A comprehensive model of the upper Colorado River Basin -- at a resolution 100 times higher than currently available -- will be created. This model will better enable policy and management decisions regarding water in the basin.

This project is a collaborative effort involving UW, Brigham Young University, University of Utah and Utah State University; as well as a researcher in NCAR's Weather Research and Forecasting Model (WRF)-Hydro team and members of the U.S. Army Corps of Engineers' adaptive Hydraulics Modeling team. Scott Miller, associate professor, spatial processes hydrologist; and Ye Zhang, assistant professor of geological modeling & simulation, are other UW team members.

More supercomputer use opportunities lie ahead

Additional UW faculty members will apply for NWSC allocations during the next proposal cycle, Shader says. The next proposal deadline is Dec. 16, 2012.

Professors who submit successful proposals for the second cycle could be using the supercomputer as early as the end of January during UW's 2013 winter term, he says.

"It is anticipated that many other UW researchers will seek out (supercomputer) allocations in upcoming cycles," Shader says.

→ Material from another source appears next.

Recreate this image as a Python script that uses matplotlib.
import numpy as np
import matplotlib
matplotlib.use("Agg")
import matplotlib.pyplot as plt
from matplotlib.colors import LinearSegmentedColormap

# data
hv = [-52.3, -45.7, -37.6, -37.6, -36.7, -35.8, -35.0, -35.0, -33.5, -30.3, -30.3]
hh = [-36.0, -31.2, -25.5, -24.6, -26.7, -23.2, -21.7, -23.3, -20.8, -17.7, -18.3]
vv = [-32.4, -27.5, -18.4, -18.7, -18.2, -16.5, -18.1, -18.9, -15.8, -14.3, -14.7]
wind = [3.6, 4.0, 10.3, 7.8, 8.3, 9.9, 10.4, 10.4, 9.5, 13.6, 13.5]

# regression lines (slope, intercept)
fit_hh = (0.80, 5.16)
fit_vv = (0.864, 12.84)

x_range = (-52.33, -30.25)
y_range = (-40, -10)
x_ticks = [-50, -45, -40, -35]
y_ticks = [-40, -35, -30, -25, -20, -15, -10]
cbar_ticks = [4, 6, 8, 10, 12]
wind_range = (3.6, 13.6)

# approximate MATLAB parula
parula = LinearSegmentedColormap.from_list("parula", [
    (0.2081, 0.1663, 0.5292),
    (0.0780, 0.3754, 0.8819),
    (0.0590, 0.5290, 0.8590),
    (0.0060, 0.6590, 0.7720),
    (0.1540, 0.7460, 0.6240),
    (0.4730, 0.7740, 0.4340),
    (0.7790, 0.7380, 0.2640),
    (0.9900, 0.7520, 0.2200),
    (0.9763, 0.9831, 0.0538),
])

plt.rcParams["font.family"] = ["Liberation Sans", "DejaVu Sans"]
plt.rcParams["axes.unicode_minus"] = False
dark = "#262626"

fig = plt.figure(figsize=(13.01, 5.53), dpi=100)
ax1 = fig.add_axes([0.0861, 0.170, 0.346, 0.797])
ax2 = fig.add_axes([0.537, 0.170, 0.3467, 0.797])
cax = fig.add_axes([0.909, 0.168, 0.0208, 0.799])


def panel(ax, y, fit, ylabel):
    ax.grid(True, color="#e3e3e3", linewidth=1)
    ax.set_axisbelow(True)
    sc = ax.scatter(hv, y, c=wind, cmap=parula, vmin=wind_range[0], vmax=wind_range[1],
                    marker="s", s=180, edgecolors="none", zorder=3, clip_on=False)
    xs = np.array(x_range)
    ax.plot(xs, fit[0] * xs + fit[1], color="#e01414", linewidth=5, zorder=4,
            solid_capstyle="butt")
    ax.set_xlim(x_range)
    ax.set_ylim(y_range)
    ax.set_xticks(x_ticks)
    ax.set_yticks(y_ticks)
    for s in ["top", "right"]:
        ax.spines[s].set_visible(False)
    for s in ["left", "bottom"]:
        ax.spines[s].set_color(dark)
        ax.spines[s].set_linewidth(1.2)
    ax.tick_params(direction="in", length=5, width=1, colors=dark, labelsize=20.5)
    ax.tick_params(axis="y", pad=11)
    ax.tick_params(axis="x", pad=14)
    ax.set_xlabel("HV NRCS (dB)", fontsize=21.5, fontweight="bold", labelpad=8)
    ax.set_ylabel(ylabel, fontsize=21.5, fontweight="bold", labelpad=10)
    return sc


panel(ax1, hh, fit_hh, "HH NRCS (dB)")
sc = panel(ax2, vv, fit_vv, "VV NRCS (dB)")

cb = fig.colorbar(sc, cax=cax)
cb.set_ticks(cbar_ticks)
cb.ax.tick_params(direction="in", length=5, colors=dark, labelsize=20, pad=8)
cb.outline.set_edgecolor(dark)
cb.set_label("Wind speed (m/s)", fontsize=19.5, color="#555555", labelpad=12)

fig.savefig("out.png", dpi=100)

The NWSC is the result of a partnership among the National Center for Atmospheric Research (NCAR); the University of Wyoming; the state of Wyoming; Cheyenne LEADS; the Wyoming Business Council; Cheyenne Light, Fuel and Power; and the University Corporation for Atmospheric Research. NCAR is sponsored by the National Science Foundation (NSF).

The NWSC will contain some of the world's most powerful supercomputers (1.5 petaflops, which is equal to 1.5 quadrillion computer operations per second) dedicated to improving scientific understanding of climate change, severe weather, air quality and other vital atmospheric science and geo-science topics. The center also will house a premier data storage (11 petabytes) and archival facility that holds irreplaceable historical climate records and other information.